Chicken Breast | Chettinad Curry | Roast Cauliflower
For the Chicken
1/2 teaspoon turmeric powder
2 teaspoons garam masala
1/2 teaspoon red chili powder
1 teaspoon Kosher salt
1 tablespoon Worcestershire sauce
1 teaspoon red vinegar
2 tablespoons grapeseed (or other neutral) oil
1 pound boneless Chicken thigh
For the Spice Paste for the Curry
1 tablespoon coriander seeds
1 teaspoon fennel seeds
1 teaspoon cumin seeds
½ teaspoon whole peppercorns
A 3 inch piece of cinnamon
1 whole star anise
7 arbol (or other similar) dried red chilies
4 cloves garlic
1 cup coconut milk plus an additional ½ cup if desired
For the Chettinad Curry
1 – 2 tablespoons grapeseed oil (or other neutral oil)

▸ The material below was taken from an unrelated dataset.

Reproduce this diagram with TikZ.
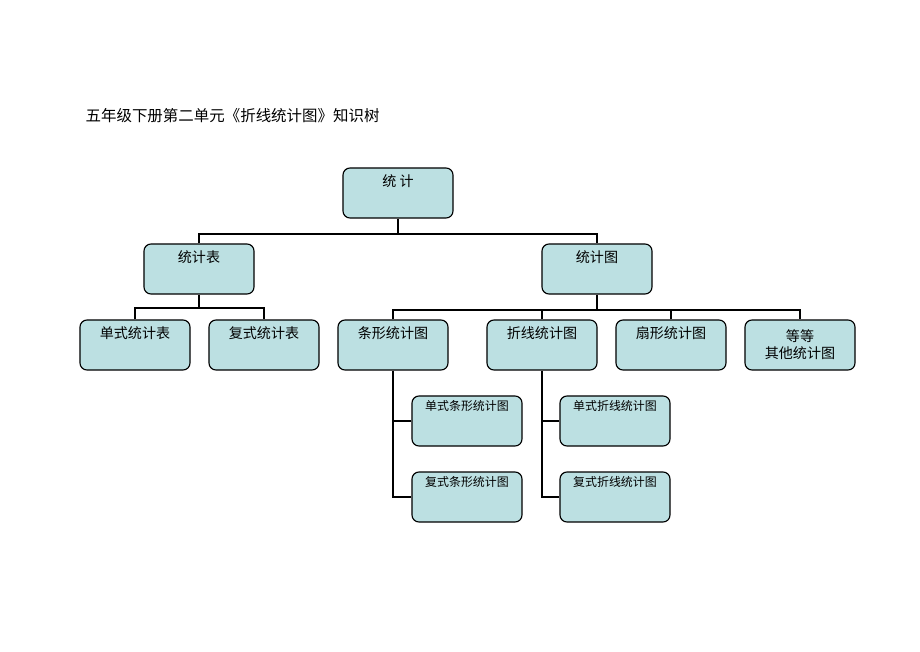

10 curry leaves (or 2 tablespoons dried ground)
1 large onion, diced
1 large tomato, diced
½ teaspoon ground turmeric
½ teaspoon red chili (or cayenne pepper)
Salt to taste
½ teaspoon sugar
For the Cauliflower
2 tablespoons olive oil
1 teaspoon coriander seeds
1 teaspoon cumin seeds
1 teaspoon Madras curry powder
1 teaspoon turmeric powder
1 large head cauliflower, cored, broken into 1-inch florets
Freshly ground black pepper
For the Garnish
4 garlic chives (optional)
1) Make the Chicken Marinade.
Preheat your sous vide setup (if using) to 145° Fahrenheit. If roasting, preheat your oven to 350° Fahrenheit. Combine all of the chicken ingredients except the chicken in a mixing bowl and mix thoroughly. Place the chicken in the marinade and, using your hands, mix the marinade with the chicken to thoroughly coat the later.
2) If Cooking the Chicken Sous Vide.
Place the marinated chicken in food grade plastic bags, and vacuum to close using the pulse setting of your vacuum. Sous vide the chicken breasts for two hours at 145° Fahrenheit.

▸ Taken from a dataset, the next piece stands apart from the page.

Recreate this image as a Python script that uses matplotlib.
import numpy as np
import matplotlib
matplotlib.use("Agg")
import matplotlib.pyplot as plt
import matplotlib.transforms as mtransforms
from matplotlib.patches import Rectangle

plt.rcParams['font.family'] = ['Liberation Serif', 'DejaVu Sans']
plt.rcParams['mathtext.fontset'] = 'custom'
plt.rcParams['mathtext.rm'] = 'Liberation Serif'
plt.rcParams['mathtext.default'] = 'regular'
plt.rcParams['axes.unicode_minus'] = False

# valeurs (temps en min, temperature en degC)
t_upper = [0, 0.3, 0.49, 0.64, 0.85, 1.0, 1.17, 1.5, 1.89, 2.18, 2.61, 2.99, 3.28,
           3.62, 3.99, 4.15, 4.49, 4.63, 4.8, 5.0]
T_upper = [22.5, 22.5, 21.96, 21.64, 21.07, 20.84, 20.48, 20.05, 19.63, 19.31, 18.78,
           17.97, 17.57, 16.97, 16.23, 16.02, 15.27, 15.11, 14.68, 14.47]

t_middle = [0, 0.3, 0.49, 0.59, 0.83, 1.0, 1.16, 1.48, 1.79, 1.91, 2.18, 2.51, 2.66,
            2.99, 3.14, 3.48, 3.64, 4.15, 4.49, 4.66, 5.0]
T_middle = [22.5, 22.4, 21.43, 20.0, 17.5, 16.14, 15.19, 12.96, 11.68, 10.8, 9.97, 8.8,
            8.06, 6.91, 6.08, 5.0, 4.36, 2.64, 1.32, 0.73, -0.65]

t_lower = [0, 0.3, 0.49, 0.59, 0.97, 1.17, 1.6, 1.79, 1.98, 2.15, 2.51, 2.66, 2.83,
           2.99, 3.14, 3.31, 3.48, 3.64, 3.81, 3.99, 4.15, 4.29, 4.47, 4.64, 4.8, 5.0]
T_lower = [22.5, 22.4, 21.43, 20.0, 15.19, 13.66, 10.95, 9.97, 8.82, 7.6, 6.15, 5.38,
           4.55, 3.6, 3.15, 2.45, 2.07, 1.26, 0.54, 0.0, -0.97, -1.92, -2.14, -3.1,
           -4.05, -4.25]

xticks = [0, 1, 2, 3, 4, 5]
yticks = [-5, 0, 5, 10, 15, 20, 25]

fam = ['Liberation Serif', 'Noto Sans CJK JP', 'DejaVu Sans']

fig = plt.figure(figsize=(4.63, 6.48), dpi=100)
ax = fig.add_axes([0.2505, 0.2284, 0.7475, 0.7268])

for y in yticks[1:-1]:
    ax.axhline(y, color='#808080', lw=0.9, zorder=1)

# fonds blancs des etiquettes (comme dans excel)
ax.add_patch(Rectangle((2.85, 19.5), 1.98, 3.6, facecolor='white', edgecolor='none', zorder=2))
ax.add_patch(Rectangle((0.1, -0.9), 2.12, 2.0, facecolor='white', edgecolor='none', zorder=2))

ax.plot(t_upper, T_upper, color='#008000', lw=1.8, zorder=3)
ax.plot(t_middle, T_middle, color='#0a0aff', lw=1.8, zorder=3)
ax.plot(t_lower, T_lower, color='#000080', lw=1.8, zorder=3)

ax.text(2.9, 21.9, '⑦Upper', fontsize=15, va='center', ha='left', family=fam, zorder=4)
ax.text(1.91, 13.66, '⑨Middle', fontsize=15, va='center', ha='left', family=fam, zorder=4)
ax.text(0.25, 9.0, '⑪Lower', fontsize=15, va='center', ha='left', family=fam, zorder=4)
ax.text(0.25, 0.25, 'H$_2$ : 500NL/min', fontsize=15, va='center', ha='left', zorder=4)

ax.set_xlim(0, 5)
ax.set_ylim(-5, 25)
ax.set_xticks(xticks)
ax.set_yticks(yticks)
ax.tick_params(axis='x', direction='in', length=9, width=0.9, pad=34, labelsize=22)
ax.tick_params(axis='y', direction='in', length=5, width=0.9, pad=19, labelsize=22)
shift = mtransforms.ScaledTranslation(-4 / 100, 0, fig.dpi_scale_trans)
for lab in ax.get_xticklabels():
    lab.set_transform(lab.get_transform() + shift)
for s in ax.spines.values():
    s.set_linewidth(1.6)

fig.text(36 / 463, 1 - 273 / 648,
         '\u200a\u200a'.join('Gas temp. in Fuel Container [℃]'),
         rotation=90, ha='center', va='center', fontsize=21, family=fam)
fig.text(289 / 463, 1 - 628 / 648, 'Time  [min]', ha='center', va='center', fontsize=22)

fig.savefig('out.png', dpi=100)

3) If Roasting the Chicken
Remove the chicken from the marinade and roast it in the oven for or 30 to 40 minutes, depending on the size of the chicken breasts. When done, boost the temperature to 450° Fahrenheit.
4) Make the Spice Paste.
In a hot heavy pan, toast the whole spices for the spice paste one by one, until fragrant. Let cool, then transfer to a spice grinder and grind to a powder. Add the powder along with the garlic and coconut milk to the bowl of a Vitamix or other high speed blender (or a food processor) and process to a smooth, wet paste.
5) Make the Chettinad Curry.
Work on the curry and the cauliflower simultaneously. Place the oil in a pan over a medium heat. When hot, add the curry leaves and fry for about 30 seconds. Add the diced onion and continue cooking until they start to brown, fry together for about 5 – 7 minutes, until the onion starts to brown around the edges. Add the tomatoes and sauté for a few more minutes, until the tomatoes have softened. Add the ground spice paste, turmeric, chili powder and sugar and continue cooking until the raw smell from the spices disappears, about another four to five minutes. Taste and adjust the seasoning by adding salt, sugar or both. Strain the curry through a fine mesh sieve.
6) Sear the Chicken.
If you cooked the chicken sous vide and you would like a caramelized surface, remove the breasts from a bag and sear them on the presentation side.
7) Make the Cauliflower.
Meanwhile, Stir oil, coriander seeds, cumin seeds, curry, and turmeric in a large bowl to combine. Add cauliflower and season with salt and pepper. Toss to coat cauliflower evenly. Arrange in a single layer on a large rimmed baking sheet. Roast until cauliflower is brown around edges and crisp-tender, 10–15 minutes.
8) Make the Garnish.
Cut the garlic chives leaving the bulb and 2-3 inches of stem. Blanch them in boiling water.
9) Plate the Dish.
Slice the chicken breasts on the bias into approximately ½ inch chunks. Spoon some of the curry sauce down one side of the plate. Fan three chunks of chicken out over the top of the plate and drape a garlic chive over them. Arrange 2-3 florets in a tight grouping at the bottom of the plate.